Rigging, after all, does not mean casting bogus votes alone.
Manmohan Singh in his address to the civil
servants recalled what Sardar Vallabhbhai Patel had to say in the early years
of independence: "You will not have a united India if you do not have
a good all-India service which has the independence to speak out its mind
and which has a sense of security." Sardar Patel is not a loved name
to recall but Pakistan, perhaps, would not have been torn asunder if its public
servants then were more independent and secure to speak their minds. Now they
are neither independent nor secure and are not expected to speak out.
Notwithstanding the colonial character of
the British empire, Manmohan Singh told the Indian civil servants, it was
"an enterprise of great creativity. The administrative system it handed
down had served well and the civil service was a prized institution and a
proud legacy."
Compare that with the ideas (abbreviated here)
of General Musharraf, Pakistan's latter-day innovator, as expressed in the
bumbling jargon of his National Reconstruction Bureau: "The colonial
system of governance was rooted in a feudal-imperial system designed to seek
the twin ends of collection of land revenue and raising troops to fight an
adversary. The governance paradigm was that the interest of the crown must
never be sacrificed, the people's will or welfare were non-issues."
It is left to the people and historians to
judge the merits of the views of Manmohan Singh and Musharraf. The conditions
in both countries are open for all to see and draw their own conclusions.

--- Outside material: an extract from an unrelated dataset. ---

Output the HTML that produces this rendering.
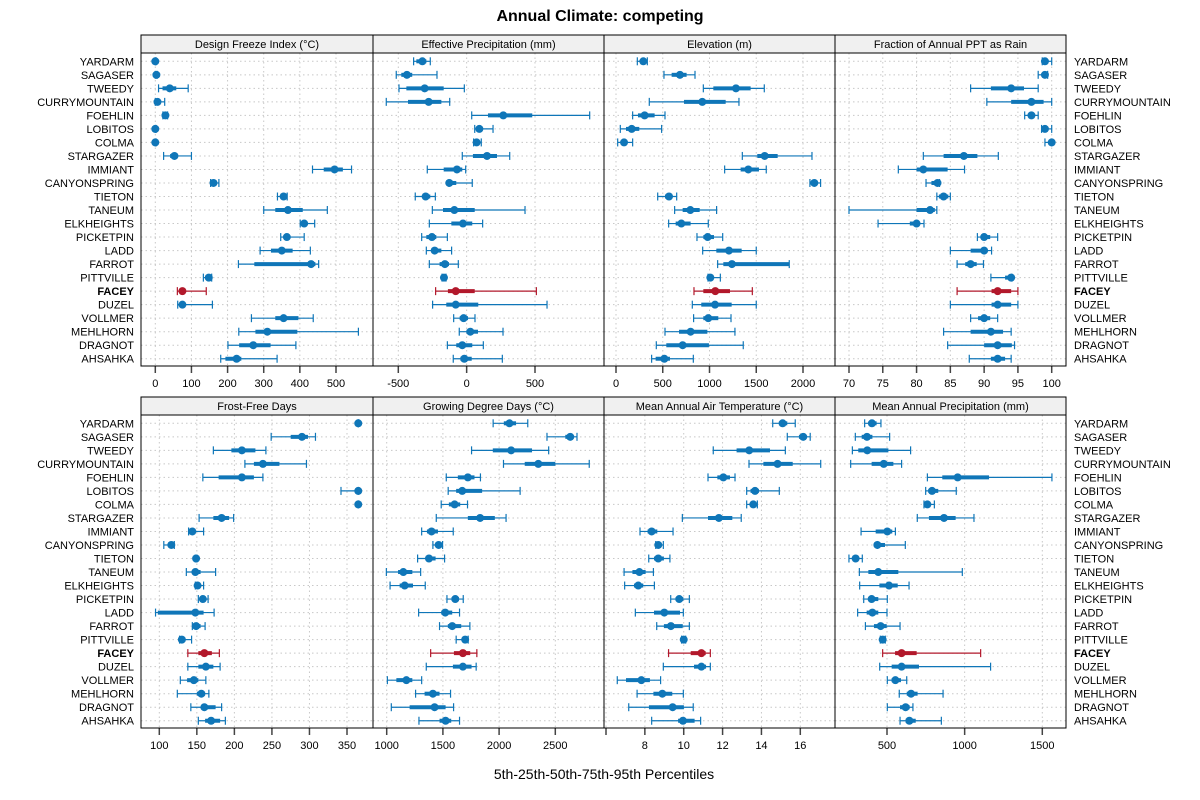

In a recent interview on Pakistan TV, General
Musharraf conceded that he had left the task of reconstructing the civil service
to the next government for it was too cumbersome and controversial for him
to attempt and he had better things to do. He did not care to explain why
he had to demolish the civil service in the first instance. It is in the tradition
of Pakistan's politics that a ruler does whatever he likes and he cannot be
persuaded to do what he does not want to do.